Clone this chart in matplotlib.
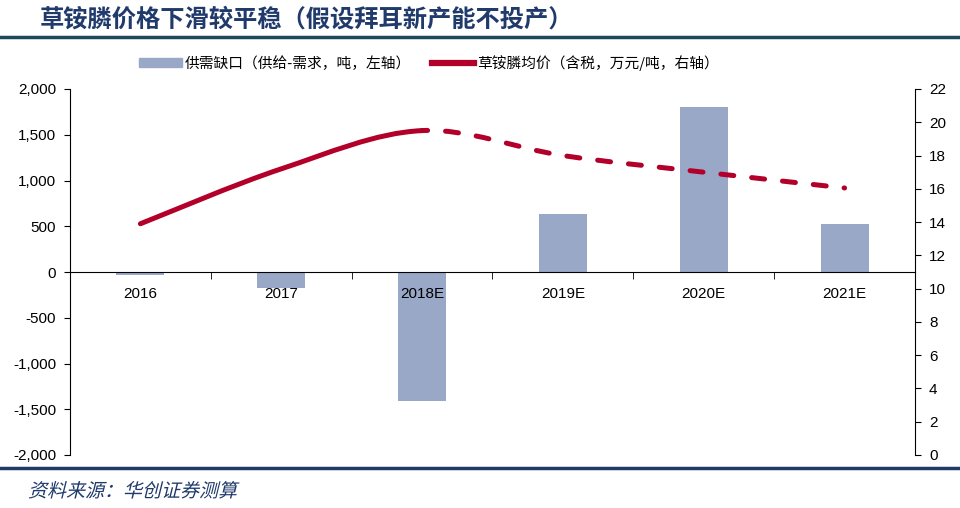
import numpy as np
import matplotlib
matplotlib.use('Agg')
import matplotlib.pyplot as plt
from matplotlib.path import Path
from matplotlib.patches import PathPatch, Patch
from matplotlib.lines import Line2D
from matplotlib.textpath import TextPath
from matplotlib.font_manager import FontProperties
from matplotlib.transforms import Affine2D, IdentityTransform
from matplotlib.ticker import FuncFormatter

plt.rcParams['font.family'] = ['Liberation Sans', 'Noto Sans CJK SC', 'DejaVu Sans']

years = ['2016', '2017', '2018E', '2019E', '2020E', '2021E']
gap = [-30, -175, -1410, 630, 1800, 525]          # 供需缺口, 吨
price = [13.9, 17.2, 19.5, 18.0, 17.0, 16.05]     # 草铵膦均价, 万元/吨
n_actual = 3  # solid up to 2018E

bar_color = '#9aa8c8'
line_color = '#b3002a'
navy = '#1f3a6b'

fig = plt.figure(figsize=(9.6, 5.08), dpi=100)
ax = fig.add_axes([70 / 960, 53 / 508, 845 / 960, 366 / 508])
ax2 = ax.twinx()

x = np.arange(len(years))
ax.bar(x, gap, width=0.34, color=bar_color, zorder=1)
ax.set_axisbelow(False)
ax.set_xlim(-0.5, len(years) - 0.5)
ax.set_ylim(-2000, 2000)
ax.set_yticks(np.arange(-2000, 2001, 500))
ax.yaxis.set_major_formatter(FuncFormatter(lambda v, p: f'{int(v):,}'))
ax.set_xticks(x)
ax.set_xticklabels(years)
ax.set_xticks(np.arange(-0.5, len(years)), minor=True)
ax.tick_params(axis='x', which='major', length=0, labelsize=11, pad=11)
ax.tick_params(axis='x', which='minor', length=5, direction='out')
ax.tick_params(axis='y', labelsize=11, length=4, direction='out', pad=6)

ax.spines['top'].set_visible(False)
ax.spines['right'].set_visible(False)
ax.spines['bottom'].set_position(('data', 0))
ax2.spines['top'].set_visible(False)
ax2.spines['left'].set_visible(False)
ax2.spines['bottom'].set_visible(False)

ax2.set_ylim(0, 22)
ax2.set_yticks(np.arange(0, 23, 2))
ax2.tick_params(axis='y', labelsize=11, length=4, direction='out', pad=6)


def bezier_segments(xs, ys):
    # Catmull-Rom style bezier pieces, like an Excel smoothed line
    pts = list(zip(xs, ys))
    segs = []
    for i in range(len(pts) - 1):
        p0 = pts[i - 1] if i > 0 else pts[i]
        p1, p2 = pts[i], pts[i + 1]
        p3 = pts[i + 2] if i + 2 < len(pts) else pts[i + 1]
        c1 = (p1[0] + (p2[0] - p0[0]) / 6, p1[1] + (p2[1] - p0[1]) / 6)
        c2 = (p2[0] - (p3[0] - p1[0]) / 6, p2[1] - (p3[1] - p1[1]) / 6)
        segs.append((p1, c1, c2, p2))
    return segs


def make_path(segs):
    verts = [segs[0][0]]
    codes = [Path.MOVETO]
    for s in segs:
        verts += [s[1], s[2], s[3]]
        codes += [Path.CURVE4] * 3
    return Path(verts, codes)


segs = bezier_segments(x, price)
ax2.add_patch(PathPatch(make_path(segs[:n_actual - 1]), fill=False,
                        edgecolor=line_color, lw=3.6, capstyle='round', zorder=3))
ax2.add_patch(PathPatch(make_path(segs[n_actual - 1:]), fill=False,
                        edgecolor=line_color, lw=3.6, linestyle=(1.5, (2.6, 3.6)),
                        capstyle='round', zorder=3))

# legend
handles = [Patch(color=bar_color), Line2D([0], [0], color=line_color, lw=4.5)]
labels = ['供需缺口（供给-需求，吨，左轴）', '草铵膦均价（含税，万元/吨，右轴）']
fig.legend(handles, labels, loc='center', bbox_to_anchor=(0.447, 0.876), ncol=2,
           frameon=False, handlelength=2.9, handleheight=0.55,
           handletextpad=0.2, columnspacing=1.4,
           prop={'family': ['Noto Sans CJK SC'], 'size': 10.6})

# title and decorations
fig.text(40 / 960, 1 - 20 / 508, '草铵膦价格下滑较平稳（假设拜耳新产能不投产）',
         fontsize=17.5, fontweight='bold', color=navy, va='center',
         family=['Noto Sans CJK SC'])
fig.add_artist(Line2D([0, 1], [1 - 37 / 508] * 2, color='#1d4a5a', lw=2.5))
fig.add_artist(Line2D([0, 1], [1 - 468 / 508] * 2, color=navy, lw=2.5))

# slanted source note
tp = TextPath((0, 0), '资料来源：华创证券测算', size=19,
              prop=FontProperties(family='Noto Sans CJK SC'))
src = PathPatch(tp, facecolor=navy, edgecolor='none',
                transform=Affine2D().skew_deg(14, 0).translate(28, 508 - 497) + IdentityTransform())
fig.add_artist(src)

plt.savefig('out.png', dpi=100)
plt.close()
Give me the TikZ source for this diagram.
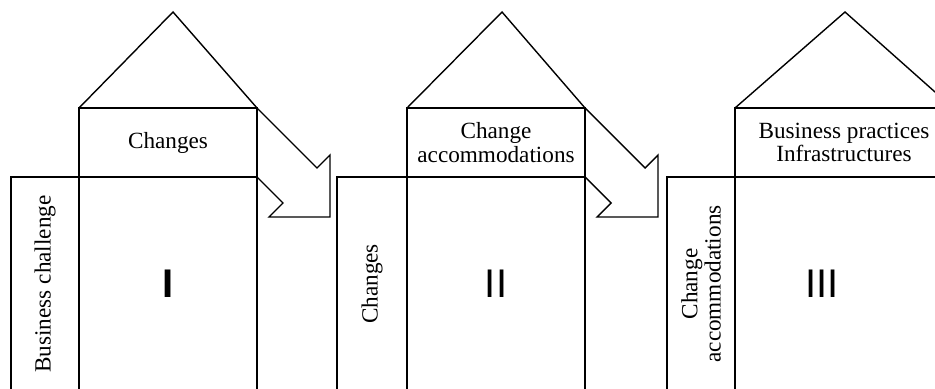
\documentclass[tikz,border=0pt]{standalone}
\usepackage{fontspec}
\setmainfont{Liberation Serif}
\newfontfamily\numfont{Liberation Sans}
\usetikzlibrary{positioning,calc}

\begin{document}
\begin{tikzpicture}[x=0.5pt,y=-0.5pt, every node/.style={align=center,font=\fontsize{11.6}{11.6}\selectfont,inner sep=0pt,outer sep=0pt},
  box/.style={draw,line width=0.75pt},
  side/.style={box,minimum width=34pt,minimum height=107pt},
  mainbox/.style={box,minimum height=107pt},
  topbox/.style={box,minimum height=34.5pt},
  numeral/.style={font=\numfont\fontsize{20}{20}\selectfont},
  roof/.style={line width=0.7pt,line join=miter}]
\useasboundingbox (0,0) rectangle (935,389);
\clip (0,0) rectangle (935,389);
% first house
\node[mainbox,minimum width=89pt] (main1) at (168,284) {};
\node[side,left=0pt of main1] (side1) {};
\node[topbox,minimum width=89pt,above=0pt of main1] (top1) {Changes};
\node[rotate=90] (lbl1) at (side1) {Business challenge};
\node[numeral,font=\numfont\bfseries\fontsize{20}{20}\selectfont] (num1) at (main1) {I};
\coordinate (apex1) at (173,12);
\draw[roof] (top1.north west) -- (apex1) -- (top1.north east) -- ++(60,60) -- ++(13,-13) -- ++(0,62) -- ++(-61,0) -- ++(14,-14) -- (main1.north east);
% second house
\node[mainbox,minimum width=89pt] (main2) at (496,284) {};
\node[side,minimum width=35pt,left=0pt of main2] (side2) {};
\node[topbox,minimum width=89pt,above=0pt of main2] (top2) {Change\\accommodations};
\node[rotate=90] (lbl2) at (side2) {Changes};
\node[numeral] (num2) at (main2) {II};
\coordinate (apex2) at (502,12);
\draw[roof] (top2.north west) -- (apex2) -- (top2.north east) -- ++(60,60) -- ++(13,-13) -- ++(0,62) -- ++(-61,0) -- ++(14,-14) -- (main2.north east);
% third house
\node[mainbox,minimum width=109pt] (main3) at (844,284) {};
\node[side,left=0pt of main3] (side3) {};
\node[topbox,minimum width=109pt,above=0pt of main3] (top3) {Business practices\\Infrastructures};
\node[rotate=90] (lbl3) at (side3) {Change\\accommodations};
\node[numeral] (num3) at ($(main3.center)+(-22,0)$) {III};
\coordinate (apex3) at (845,12);
\draw[roof] (top3.north west) -- (apex3) -- (top3.north east);
\end{tikzpicture}
\end{document}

▶ **What you should do**: All of the lines above should be printed exactly, minus the pictures.

▶ **Full response**:
Clone this chart in matplotlib.
import numpy as np
import matplotlib
matplotlib.use('Agg')
import matplotlib.pyplot as plt
from matplotlib.path import Path
from matplotlib.patches import PathPatch, Patch
from matplotlib.lines import Line2D
from matplotlib.textpath import TextPath
from matplotlib.font_manager import FontProperties
from matplotlib.transforms import Affine2D, IdentityTransform
from matplotlib.ticker import FuncFormatter

plt.rcParams['font.family'] = ['Liberation Sans', 'Noto Sans CJK SC', 'DejaVu Sans']

years = ['2016', '2017', '2018E', '2019E', '2020E', '2021E']
gap = [-30, -175, -1410, 630, 1800, 525]          # 供需缺口, 吨
price = [13.9, 17.2, 19.5, 18.0, 17.0, 16.05]     # 草铵膦均价, 万元/吨
n_actual = 3  # solid up to 2018E

bar_color = '#9aa8c8'
line_color = '#b3002a'
navy = '#1f3a6b'

fig = plt.figure(figsize=(9.6, 5.08), dpi=100)
ax = fig.add_axes([70 / 960, 53 / 508, 845 / 960, 366 / 508])
ax2 = ax.twinx()

x = np.arange(len(years))
ax.bar(x, gap, width=0.34, color=bar_color, zorder=1)
ax.set_axisbelow(False)
ax.set_xlim(-0.5, len(years) - 0.5)
ax.set_ylim(-2000, 2000)
ax.set_yticks(np.arange(-2000, 2001, 500))
ax.yaxis.set_major_formatter(FuncFormatter(lambda v, p: f'{int(v):,}'))
ax.set_xticks(x)
ax.set_xticklabels(years)
ax.set_xticks(np.arange(-0.5, len(years)), minor=True)
ax.tick_params(axis='x', which='major', length=0, labelsize=11, pad=11)
ax.tick_params(axis='x', which='minor', length=5, direction='out')
ax.tick_params(axis='y', labelsize=11, length=4, direction='out', pad=6)

ax.spines['top'].set_visible(False)
ax.spines['right'].set_visible(False)
ax.spines['bottom'].set_position(('data', 0))
ax2.spines['top'].set_visible(False)
ax2.spines['left'].set_visible(False)
ax2.spines['bottom'].set_visible(False)

ax2.set_ylim(0, 22)
ax2.set_yticks(np.arange(0, 23, 2))
ax2.tick_params(axis='y', labelsize=11, length=4, direction='out', pad=6)


def bezier_segments(xs, ys):
    # Catmull-Rom style bezier pieces, like an Excel smoothed line
    pts = list(zip(xs, ys))
    segs = []
    for i in range(len(pts) - 1):
        p0 = pts[i - 1] if i > 0 else pts[i]
        p1, p2 = pts[i], pts[i + 1]
        p3 = pts[i + 2] if i + 2 < len(pts) else pts[i + 1]
        c1 = (p1[0] + (p2[0] - p0[0]) / 6, p1[1] + (p2[1] - p0[1]) / 6)
        c2 = (p2[0] - (p3[0] - p1[0]) / 6, p2[1] - (p3[1] - p1[1]) / 6)
        segs.append((p1, c1, c2, p2))
    return segs


def make_path(segs):
    verts = [segs[0][0]]
    codes = [Path.MOVETO]
    for s in segs:
        verts += [s[1], s[2], s[3]]
        codes += [Path.CURVE4] * 3
    return Path(verts, codes)


segs = bezier_segments(x, price)
ax2.add_patch(PathPatch(make_path(segs[:n_actual - 1]), fill=False,
                        edgecolor=line_color, lw=3.6, capstyle='round', zorder=3))
ax2.add_patch(PathPatch(make_path(segs[n_actual - 1:]), fill=False,
                        edgecolor=line_color, lw=3.6, linestyle=(1.5, (2.6, 3.6)),
                        capstyle='round', zorder=3))

# legend
handles = [Patch(color=bar_color), Line2D([0], [0], color=line_color, lw=4.5)]
labels = ['供需缺口（供给-需求，吨，左轴）', '草铵膦均价（含税，万元/吨，右轴）']
fig.legend(handles, labels, loc='center', bbox_to_anchor=(0.447, 0.876), ncol=2,
           frameon=False, handlelength=2.9, handleheight=0.55,
           handletextpad=0.2, columnspacing=1.4,
           prop={'family': ['Noto Sans CJK SC'], 'size': 10.6})

# title and decorations
fig.text(40 / 960, 1 - 20 / 508, '草铵膦价格下滑较平稳（假设拜耳新产能不投产）',
         fontsize=17.5, fontweight='bold', color=navy, va='center',
         family=['Noto Sans CJK SC'])
fig.add_artist(Line2D([0, 1], [1 - 37 / 508] * 2, color='#1d4a5a', lw=2.5))
fig.add_artist(Line2D([0, 1], [1 - 468 / 508] * 2, color=navy, lw=2.5))

# slanted source note
tp = TextPath((0, 0), '资料来源：华创证券测算', size=19,
              prop=FontProperties(family='Noto Sans CJK SC'))
src = PathPatch(tp, facecolor=navy, edgecolor='none',
                transform=Affine2D().skew_deg(14, 0).translate(28, 508 - 497) + IdentityTransform())
fig.add_artist(src)

plt.savefig('out.png', dpi=100)
plt.close()
Give me the TikZ source for this diagram.
\documentclass[tikz,border=0pt]{standalone}
\usepackage{fontspec}
\setmainfont{Liberation Serif}
\newfontfamily\numfont{Liberation Sans}
\usetikzlibrary{positioning,calc}

\begin{document}
\begin{tikzpicture}[x=0.5pt,y=-0.5pt, every node/.style={align=center,font=\fontsize{11.6}{11.6}\selectfont,inner sep=0pt,outer sep=0pt},
  box/.style={draw,line width=0.75pt},
  side/.style={box,minimum width=34pt,minimum height=107pt},
  mainbox/.style={box,minimum height=107pt},
  topbox/.style={box,minimum height=34.5pt},
  numeral/.style={font=\numfont\fontsize{20}{20}\selectfont},
  roof/.style={line width=0.7pt,line join=miter}]
\useasboundingbox (0,0) rectangle (935,389);
\clip (0,0) rectangle (935,389);
% first house
\node[mainbox,minimum width=89pt] (main1) at (168,284) {};
\node[side,left=0pt of main1] (side1) {};
\node[topbox,minimum width=89pt,above=0pt of main1] (top1) {Changes};
\node[rotate=90] (lbl1) at (side1) {Business challenge};
\node[numeral,font=\numfont\bfseries\fontsize{20}{20}\selectfont] (num1) at (main1) {I};
\coordinate (apex1) at (173,12);
\draw[roof] (top1.north west) -- (apex1) -- (top1.north east) -- ++(60,60) -- ++(13,-13) -- ++(0,62) -- ++(-61,0) -- ++(14,-14) -- (main1.north east);
% second house
\node[mainbox,minimum width=89pt] (main2) at (496,284) {};
\node[side,minimum width=35pt,left=0pt of main2] (side2) {};
\node[topbox,minimum width=89pt,above=0pt of main2] (top2) {Change\\accommodations};
\node[rotate=90] (lbl2) at (side2) {Changes};
\node[numeral] (num2) at (main2) {II};
\coordinate (apex2) at (502,12);
\draw[roof] (top2.north west) -- (apex2) -- (top2.north east) -- ++(60,60) -- ++(13,-13) -- ++(0,62) -- ++(-61,0) -- ++(14,-14) -- (main2.north east);
% third house
\node[mainbox,minimum width=109pt] (main3) at (844,284) {};
\node[side,left=0pt of main3] (side3) {};
\node[topbox,minimum width=109pt,above=0pt of main3] (top3) {Business practices\\Infrastructures};
\node[rotate=90] (lbl3) at (side3) {Change\\accommodations};
\node[numeral] (num3) at ($(main3.center)+(-22,0)$) {III};
\coordinate (apex3) at (845,12);
\draw[roof] (top3.north west) -- (apex3) -- (top3.north east);
\end{tikzpicture}
\end{document}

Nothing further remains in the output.